▸ Directions
Please print the lines between the one with "Write the Altair code for this chart." and the one with "-3.33, -3.65, -3.79]", both ends included, exactly as written, with no pictures.

▸ Material to process
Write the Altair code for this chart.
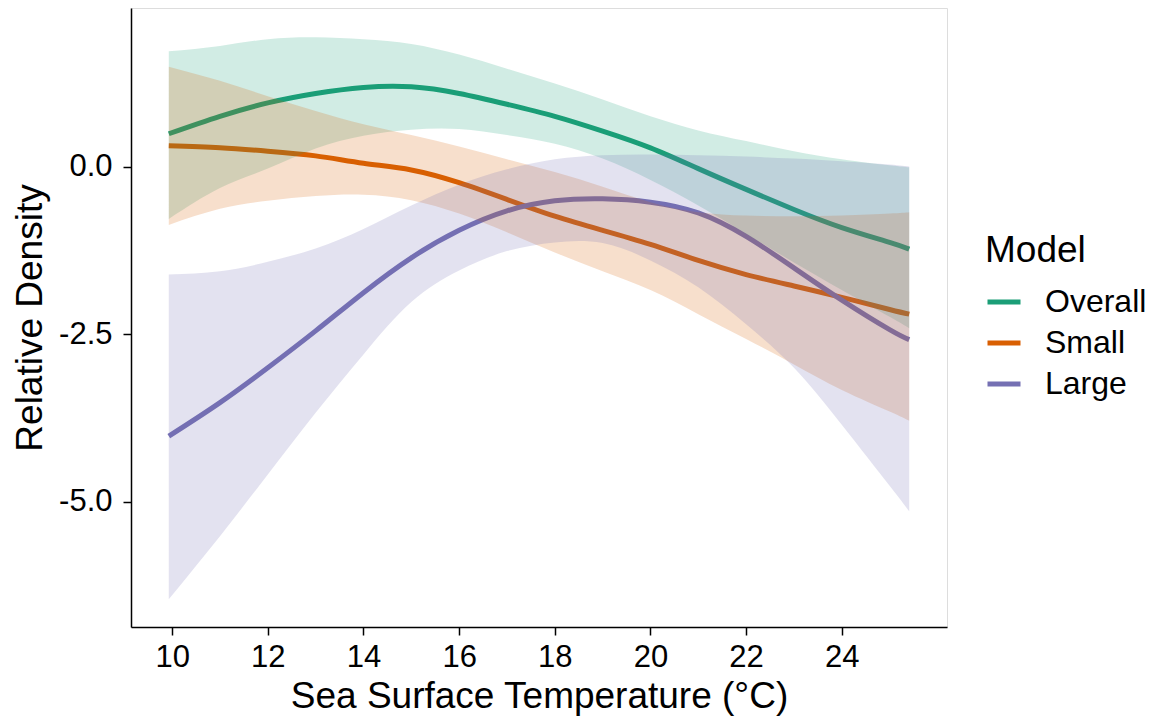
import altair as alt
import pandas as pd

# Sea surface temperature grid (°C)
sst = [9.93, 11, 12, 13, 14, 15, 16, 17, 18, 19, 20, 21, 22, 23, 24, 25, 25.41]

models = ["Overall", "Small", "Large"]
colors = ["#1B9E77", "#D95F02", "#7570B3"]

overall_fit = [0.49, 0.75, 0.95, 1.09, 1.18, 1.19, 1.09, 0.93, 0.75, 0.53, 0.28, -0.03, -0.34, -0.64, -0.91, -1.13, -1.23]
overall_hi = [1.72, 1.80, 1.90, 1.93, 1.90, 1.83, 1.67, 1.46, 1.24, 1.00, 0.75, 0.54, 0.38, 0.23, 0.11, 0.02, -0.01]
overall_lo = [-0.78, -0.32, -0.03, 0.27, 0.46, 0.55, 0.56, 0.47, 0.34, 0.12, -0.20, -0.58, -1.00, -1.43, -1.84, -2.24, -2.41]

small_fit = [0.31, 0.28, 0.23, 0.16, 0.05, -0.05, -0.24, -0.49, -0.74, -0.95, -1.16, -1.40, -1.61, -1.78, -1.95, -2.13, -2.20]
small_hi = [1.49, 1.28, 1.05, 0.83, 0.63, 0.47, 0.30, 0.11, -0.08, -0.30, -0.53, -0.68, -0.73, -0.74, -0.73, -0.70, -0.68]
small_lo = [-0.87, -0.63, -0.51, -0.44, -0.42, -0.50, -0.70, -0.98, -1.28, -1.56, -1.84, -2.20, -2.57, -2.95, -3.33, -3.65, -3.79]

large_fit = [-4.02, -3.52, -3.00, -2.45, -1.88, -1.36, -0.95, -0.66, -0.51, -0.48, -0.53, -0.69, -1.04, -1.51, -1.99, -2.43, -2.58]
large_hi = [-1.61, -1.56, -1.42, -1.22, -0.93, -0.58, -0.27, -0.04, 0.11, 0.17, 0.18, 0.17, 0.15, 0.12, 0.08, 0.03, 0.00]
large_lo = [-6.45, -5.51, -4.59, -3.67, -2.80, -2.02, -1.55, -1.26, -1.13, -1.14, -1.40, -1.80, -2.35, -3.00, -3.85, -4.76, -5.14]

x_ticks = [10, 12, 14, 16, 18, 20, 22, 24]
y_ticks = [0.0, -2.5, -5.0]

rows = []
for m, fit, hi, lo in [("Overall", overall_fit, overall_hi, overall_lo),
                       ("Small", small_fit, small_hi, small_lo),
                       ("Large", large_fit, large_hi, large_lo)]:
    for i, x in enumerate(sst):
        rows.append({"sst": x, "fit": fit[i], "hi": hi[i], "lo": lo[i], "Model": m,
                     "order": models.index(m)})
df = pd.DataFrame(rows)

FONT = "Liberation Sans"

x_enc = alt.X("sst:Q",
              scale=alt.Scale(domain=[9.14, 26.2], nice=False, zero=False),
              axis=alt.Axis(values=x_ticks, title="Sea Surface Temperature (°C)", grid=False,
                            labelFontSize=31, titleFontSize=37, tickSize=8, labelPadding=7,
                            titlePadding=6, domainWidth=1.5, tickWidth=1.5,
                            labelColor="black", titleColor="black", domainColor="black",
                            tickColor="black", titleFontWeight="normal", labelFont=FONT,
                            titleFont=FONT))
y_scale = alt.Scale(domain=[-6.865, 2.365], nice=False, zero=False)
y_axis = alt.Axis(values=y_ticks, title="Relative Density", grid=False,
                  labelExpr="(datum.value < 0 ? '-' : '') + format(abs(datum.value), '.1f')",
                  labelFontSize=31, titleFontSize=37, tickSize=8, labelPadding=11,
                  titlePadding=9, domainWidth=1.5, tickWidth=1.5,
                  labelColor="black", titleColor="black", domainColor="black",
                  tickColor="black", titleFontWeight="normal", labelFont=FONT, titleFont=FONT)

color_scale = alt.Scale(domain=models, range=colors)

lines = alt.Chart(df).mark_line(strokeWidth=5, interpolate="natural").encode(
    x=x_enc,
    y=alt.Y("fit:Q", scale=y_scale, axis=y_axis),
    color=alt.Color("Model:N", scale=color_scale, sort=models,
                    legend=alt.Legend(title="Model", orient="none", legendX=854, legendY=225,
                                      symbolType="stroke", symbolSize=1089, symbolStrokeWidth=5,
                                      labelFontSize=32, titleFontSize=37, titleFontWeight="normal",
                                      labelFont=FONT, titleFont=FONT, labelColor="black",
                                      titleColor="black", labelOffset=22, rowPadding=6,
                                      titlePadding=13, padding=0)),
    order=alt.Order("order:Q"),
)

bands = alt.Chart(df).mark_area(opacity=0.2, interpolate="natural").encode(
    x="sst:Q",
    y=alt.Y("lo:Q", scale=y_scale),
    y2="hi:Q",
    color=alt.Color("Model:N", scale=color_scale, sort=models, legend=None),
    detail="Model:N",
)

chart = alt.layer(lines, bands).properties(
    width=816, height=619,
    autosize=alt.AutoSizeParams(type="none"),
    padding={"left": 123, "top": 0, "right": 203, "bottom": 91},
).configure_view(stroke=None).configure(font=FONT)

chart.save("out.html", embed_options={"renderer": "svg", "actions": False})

--

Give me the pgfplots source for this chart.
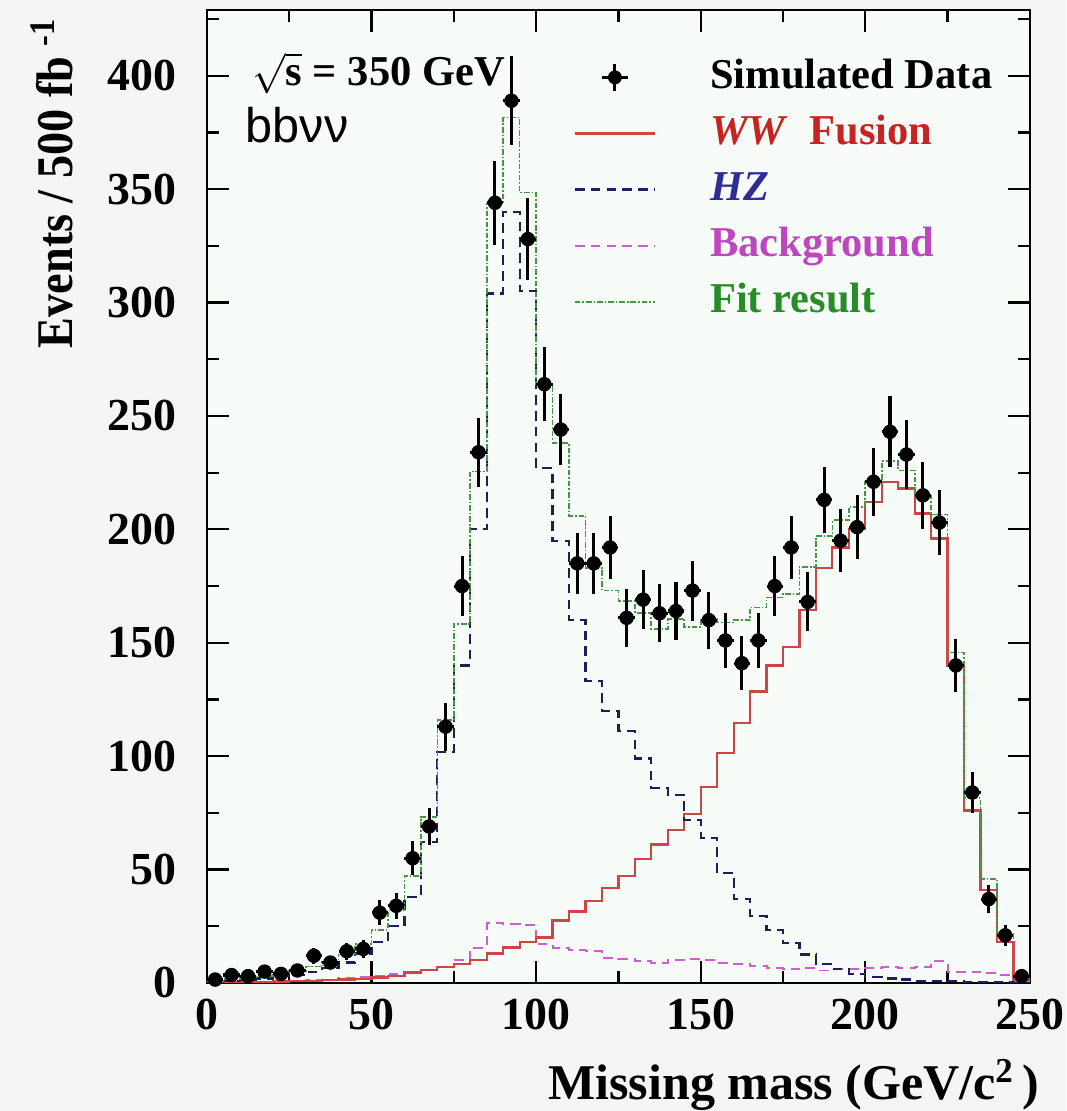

▸ Answer to the task
Write the Altair code for this chart.
import altair as alt
import pandas as pd

# Sea surface temperature grid (°C)
sst = [9.93, 11, 12, 13, 14, 15, 16, 17, 18, 19, 20, 21, 22, 23, 24, 25, 25.41]

models = ["Overall", "Small", "Large"]
colors = ["#1B9E77", "#D95F02", "#7570B3"]

overall_fit = [0.49, 0.75, 0.95, 1.09, 1.18, 1.19, 1.09, 0.93, 0.75, 0.53, 0.28, -0.03, -0.34, -0.64, -0.91, -1.13, -1.23]
overall_hi = [1.72, 1.80, 1.90, 1.93, 1.90, 1.83, 1.67, 1.46, 1.24, 1.00, 0.75, 0.54, 0.38, 0.23, 0.11, 0.02, -0.01]
overall_lo = [-0.78, -0.32, -0.03, 0.27, 0.46, 0.55, 0.56, 0.47, 0.34, 0.12, -0.20, -0.58, -1.00, -1.43, -1.84, -2.24, -2.41]

small_fit = [0.31, 0.28, 0.23, 0.16, 0.05, -0.05, -0.24, -0.49, -0.74, -0.95, -1.16, -1.40, -1.61, -1.78, -1.95, -2.13, -2.20]
small_hi = [1.49, 1.28, 1.05, 0.83, 0.63, 0.47, 0.30, 0.11, -0.08, -0.30, -0.53, -0.68, -0.73, -0.74, -0.73, -0.70, -0.68]
small_lo = [-0.87, -0.63, -0.51, -0.44, -0.42, -0.50, -0.70, -0.98, -1.28, -1.56, -1.84, -2.20, -2.57, -2.95, -3.33, -3.65, -3.79]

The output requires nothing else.